Perhaps the entire movement is summed up by what Richard Harrison recently did with the bulk of his climbing photos (and Harrison has climbed about everything over a 35 year career), which was to throw them all away. The Stonemasters were all about what you were doing right now, and what lay on the horizon, pulling at you. Photos? Who needs them when there are 10,000 new worlds out there to embrace. In this sense, I hope that with this book I can finally give these stories away forever, chalk up and edge out past the past.
The Pictures
Dean spent several years (yes, years) traveling the country and rifling through folk’s private stock of largely neglected slides to amass the pictures in this book. This was a massive effort, Dean becoming a kind of Stonemaster anthropologist, tirelessly digging through mountains of disorganized slides. Through the art of selecting, cleaning up and arranging, he concocted a comprehensive visual record that otherwise would exist only in disparate fragments, rarely if ever seen. There are some skilled shooters featured in these pages, such as Brian Rennie, and the late Shawn Curtis, who had a great and quirky eye. And, of course, Dean’s own work, which is all verite, unposed, and so unique that photo editors have always struggled to smuggle his work into traditional magazine or catalogue formats. Much of Dean’s best material has no place but in a book like this one, which is full of misfits, rascals and rogues.

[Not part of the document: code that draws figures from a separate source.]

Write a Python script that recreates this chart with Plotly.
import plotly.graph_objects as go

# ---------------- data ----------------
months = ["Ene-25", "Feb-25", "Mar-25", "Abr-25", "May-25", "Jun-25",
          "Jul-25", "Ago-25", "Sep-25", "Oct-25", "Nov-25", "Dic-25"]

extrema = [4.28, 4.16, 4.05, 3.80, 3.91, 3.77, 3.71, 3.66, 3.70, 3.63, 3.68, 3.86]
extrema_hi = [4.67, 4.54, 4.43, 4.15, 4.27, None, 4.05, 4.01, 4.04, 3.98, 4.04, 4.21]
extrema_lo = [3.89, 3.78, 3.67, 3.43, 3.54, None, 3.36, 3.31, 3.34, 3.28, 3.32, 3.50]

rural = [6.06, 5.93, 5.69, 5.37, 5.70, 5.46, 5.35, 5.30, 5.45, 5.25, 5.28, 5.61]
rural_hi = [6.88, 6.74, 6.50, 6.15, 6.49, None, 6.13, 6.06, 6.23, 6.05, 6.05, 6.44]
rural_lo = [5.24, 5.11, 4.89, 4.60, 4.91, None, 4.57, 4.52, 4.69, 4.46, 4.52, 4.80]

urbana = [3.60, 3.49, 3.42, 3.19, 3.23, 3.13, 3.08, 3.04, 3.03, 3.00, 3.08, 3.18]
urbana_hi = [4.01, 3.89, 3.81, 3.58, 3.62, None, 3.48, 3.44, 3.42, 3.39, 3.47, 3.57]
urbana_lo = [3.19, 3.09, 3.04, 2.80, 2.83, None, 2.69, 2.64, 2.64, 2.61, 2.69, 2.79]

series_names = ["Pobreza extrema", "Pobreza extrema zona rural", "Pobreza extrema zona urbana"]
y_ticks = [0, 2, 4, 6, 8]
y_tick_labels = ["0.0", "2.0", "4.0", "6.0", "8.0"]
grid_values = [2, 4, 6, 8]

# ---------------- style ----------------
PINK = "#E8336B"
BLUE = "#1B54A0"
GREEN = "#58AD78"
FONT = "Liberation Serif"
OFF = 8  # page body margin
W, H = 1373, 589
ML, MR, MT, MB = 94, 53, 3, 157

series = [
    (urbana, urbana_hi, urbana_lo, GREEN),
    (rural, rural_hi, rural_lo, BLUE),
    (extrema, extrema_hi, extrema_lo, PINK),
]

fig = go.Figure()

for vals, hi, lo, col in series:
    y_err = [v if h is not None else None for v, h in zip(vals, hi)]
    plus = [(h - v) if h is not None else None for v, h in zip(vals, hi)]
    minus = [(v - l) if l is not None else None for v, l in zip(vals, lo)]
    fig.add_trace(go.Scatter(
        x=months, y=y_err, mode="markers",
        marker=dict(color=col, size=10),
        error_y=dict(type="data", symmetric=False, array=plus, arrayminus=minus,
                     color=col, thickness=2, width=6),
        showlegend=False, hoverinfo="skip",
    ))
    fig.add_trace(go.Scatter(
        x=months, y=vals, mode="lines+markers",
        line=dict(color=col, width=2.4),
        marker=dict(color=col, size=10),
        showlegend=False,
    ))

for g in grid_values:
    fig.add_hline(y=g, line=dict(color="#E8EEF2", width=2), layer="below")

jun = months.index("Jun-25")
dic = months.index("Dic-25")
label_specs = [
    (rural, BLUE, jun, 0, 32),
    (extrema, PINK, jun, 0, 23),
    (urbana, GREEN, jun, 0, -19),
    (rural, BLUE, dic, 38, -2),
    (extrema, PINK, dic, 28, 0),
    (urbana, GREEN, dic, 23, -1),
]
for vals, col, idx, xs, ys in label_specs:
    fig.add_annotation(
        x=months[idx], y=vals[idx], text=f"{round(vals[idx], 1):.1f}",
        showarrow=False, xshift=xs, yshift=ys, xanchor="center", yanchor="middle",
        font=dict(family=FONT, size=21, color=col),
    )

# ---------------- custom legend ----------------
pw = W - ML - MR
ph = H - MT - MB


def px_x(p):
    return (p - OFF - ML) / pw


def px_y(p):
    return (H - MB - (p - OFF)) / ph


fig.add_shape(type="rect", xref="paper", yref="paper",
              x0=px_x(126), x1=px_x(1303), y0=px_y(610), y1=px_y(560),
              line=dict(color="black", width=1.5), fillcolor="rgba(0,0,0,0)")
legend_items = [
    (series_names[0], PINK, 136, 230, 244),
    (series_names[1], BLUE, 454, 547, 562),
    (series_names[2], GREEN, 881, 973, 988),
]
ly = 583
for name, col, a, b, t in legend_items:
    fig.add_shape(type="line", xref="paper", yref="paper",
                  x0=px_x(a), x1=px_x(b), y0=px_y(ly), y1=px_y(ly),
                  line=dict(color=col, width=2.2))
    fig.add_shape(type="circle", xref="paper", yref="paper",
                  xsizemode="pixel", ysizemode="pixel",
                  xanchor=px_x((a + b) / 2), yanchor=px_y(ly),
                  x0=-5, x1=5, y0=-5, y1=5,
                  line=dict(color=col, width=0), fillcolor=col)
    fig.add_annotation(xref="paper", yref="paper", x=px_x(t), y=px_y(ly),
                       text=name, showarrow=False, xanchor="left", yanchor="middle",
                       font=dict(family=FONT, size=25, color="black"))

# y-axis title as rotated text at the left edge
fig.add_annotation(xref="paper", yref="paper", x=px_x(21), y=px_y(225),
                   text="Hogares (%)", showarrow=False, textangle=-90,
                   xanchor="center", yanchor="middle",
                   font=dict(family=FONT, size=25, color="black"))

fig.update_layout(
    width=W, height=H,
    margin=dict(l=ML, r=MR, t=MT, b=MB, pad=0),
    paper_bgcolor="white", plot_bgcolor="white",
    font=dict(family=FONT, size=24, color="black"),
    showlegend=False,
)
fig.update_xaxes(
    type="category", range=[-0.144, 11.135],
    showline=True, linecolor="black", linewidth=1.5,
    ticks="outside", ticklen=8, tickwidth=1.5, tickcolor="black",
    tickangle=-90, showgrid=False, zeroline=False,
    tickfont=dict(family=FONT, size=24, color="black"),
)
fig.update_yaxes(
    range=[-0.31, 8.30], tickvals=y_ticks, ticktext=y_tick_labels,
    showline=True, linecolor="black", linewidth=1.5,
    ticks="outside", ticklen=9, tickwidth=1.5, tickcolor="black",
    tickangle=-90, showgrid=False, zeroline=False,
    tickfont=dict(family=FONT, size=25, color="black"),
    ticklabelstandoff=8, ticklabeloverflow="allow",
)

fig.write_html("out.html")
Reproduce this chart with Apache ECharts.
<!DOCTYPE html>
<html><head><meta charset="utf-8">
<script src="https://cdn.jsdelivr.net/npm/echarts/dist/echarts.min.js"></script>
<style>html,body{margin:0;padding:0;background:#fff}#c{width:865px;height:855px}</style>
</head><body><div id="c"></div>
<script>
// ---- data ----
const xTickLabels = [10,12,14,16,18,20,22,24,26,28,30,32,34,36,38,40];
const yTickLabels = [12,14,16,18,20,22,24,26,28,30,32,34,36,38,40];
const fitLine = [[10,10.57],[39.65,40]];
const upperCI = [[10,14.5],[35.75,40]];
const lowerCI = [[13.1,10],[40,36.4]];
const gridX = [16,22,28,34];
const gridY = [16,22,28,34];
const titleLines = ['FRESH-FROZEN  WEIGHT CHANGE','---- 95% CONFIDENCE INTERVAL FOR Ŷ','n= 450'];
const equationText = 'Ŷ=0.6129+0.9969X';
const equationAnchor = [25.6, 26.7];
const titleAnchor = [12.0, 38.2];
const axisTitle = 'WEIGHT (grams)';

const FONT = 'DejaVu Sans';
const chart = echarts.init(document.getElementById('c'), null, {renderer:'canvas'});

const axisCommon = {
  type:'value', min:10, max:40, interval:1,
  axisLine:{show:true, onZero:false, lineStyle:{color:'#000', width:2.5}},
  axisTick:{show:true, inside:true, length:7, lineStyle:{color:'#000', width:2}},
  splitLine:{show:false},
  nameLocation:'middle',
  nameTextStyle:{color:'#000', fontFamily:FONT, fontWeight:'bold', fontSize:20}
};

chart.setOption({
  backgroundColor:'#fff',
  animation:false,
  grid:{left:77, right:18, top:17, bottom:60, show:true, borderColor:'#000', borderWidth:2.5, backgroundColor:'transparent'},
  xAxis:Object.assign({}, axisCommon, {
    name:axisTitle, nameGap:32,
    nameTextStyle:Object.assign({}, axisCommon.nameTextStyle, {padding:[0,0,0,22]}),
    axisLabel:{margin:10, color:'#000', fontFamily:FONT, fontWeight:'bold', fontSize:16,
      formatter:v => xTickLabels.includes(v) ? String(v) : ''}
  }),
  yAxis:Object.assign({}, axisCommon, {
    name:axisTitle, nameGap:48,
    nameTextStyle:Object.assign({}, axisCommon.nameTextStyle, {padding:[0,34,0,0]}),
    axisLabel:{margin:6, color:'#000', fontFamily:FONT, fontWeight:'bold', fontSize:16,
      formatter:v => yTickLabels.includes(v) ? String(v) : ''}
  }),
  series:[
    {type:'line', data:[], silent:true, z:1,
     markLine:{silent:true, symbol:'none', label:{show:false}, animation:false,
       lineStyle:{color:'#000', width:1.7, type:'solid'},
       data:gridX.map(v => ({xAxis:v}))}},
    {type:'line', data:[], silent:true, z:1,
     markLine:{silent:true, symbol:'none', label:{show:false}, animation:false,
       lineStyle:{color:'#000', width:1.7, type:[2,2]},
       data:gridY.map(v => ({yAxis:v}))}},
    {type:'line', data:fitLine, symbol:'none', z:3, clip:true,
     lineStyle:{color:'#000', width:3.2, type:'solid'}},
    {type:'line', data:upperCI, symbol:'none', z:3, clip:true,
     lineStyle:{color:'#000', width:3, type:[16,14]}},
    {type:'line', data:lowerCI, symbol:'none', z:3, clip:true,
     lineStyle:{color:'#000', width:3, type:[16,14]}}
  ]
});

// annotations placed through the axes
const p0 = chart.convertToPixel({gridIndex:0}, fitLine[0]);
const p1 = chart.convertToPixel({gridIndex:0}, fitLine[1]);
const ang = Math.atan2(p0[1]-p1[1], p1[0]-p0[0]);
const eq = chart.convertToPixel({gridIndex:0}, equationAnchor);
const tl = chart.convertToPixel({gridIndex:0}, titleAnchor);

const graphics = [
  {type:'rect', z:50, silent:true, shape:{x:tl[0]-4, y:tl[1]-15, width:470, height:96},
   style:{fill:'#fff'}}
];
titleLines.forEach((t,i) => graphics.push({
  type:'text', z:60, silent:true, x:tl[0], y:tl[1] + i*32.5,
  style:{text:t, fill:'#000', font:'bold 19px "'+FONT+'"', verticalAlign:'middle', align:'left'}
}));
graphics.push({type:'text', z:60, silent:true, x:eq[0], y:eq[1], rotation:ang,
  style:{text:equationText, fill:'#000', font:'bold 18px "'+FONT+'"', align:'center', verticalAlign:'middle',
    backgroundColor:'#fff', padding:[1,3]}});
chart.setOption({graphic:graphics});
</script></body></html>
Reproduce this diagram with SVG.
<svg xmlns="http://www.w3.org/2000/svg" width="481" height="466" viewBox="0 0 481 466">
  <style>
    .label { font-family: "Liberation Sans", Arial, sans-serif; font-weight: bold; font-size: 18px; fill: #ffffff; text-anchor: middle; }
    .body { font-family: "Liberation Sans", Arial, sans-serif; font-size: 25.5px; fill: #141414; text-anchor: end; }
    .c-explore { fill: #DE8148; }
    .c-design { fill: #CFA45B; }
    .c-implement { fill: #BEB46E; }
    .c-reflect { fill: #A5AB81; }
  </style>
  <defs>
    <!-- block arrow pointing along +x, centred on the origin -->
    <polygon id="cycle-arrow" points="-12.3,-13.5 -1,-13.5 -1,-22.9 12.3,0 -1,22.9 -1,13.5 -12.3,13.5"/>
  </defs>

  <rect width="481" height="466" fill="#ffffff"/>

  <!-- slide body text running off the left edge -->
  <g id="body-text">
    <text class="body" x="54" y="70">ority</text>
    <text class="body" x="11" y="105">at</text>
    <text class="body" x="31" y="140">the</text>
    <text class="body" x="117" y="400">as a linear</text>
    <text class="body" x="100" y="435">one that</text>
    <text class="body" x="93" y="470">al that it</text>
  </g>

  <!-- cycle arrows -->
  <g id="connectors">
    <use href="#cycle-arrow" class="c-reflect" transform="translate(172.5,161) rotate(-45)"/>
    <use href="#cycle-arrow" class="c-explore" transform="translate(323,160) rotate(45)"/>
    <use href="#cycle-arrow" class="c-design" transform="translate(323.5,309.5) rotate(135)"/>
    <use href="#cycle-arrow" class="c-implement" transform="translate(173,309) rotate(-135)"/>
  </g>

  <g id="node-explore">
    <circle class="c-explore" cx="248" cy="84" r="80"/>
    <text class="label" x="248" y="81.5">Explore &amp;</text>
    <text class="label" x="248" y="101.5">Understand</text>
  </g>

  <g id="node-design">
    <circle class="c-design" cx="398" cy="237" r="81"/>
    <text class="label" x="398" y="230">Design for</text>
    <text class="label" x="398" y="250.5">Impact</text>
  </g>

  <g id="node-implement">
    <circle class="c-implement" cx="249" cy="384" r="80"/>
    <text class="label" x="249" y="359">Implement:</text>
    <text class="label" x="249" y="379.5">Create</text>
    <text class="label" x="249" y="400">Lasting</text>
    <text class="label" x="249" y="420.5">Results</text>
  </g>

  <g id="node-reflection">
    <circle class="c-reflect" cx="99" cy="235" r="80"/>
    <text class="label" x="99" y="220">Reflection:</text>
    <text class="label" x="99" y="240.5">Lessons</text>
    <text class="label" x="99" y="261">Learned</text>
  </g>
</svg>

Climbing books are usually decked out with the same kind of slick action shots, whereas many of the pictures in this book are personality and lifestyle studies that evoke a mood and an atmosphere rather than just sweaty palms. Many of these pictures are not even good shots, technically speaking. But the Stonemaster seems to jump to life after you settle for a while with this book, and it’s surely the pictures that deliver on that count.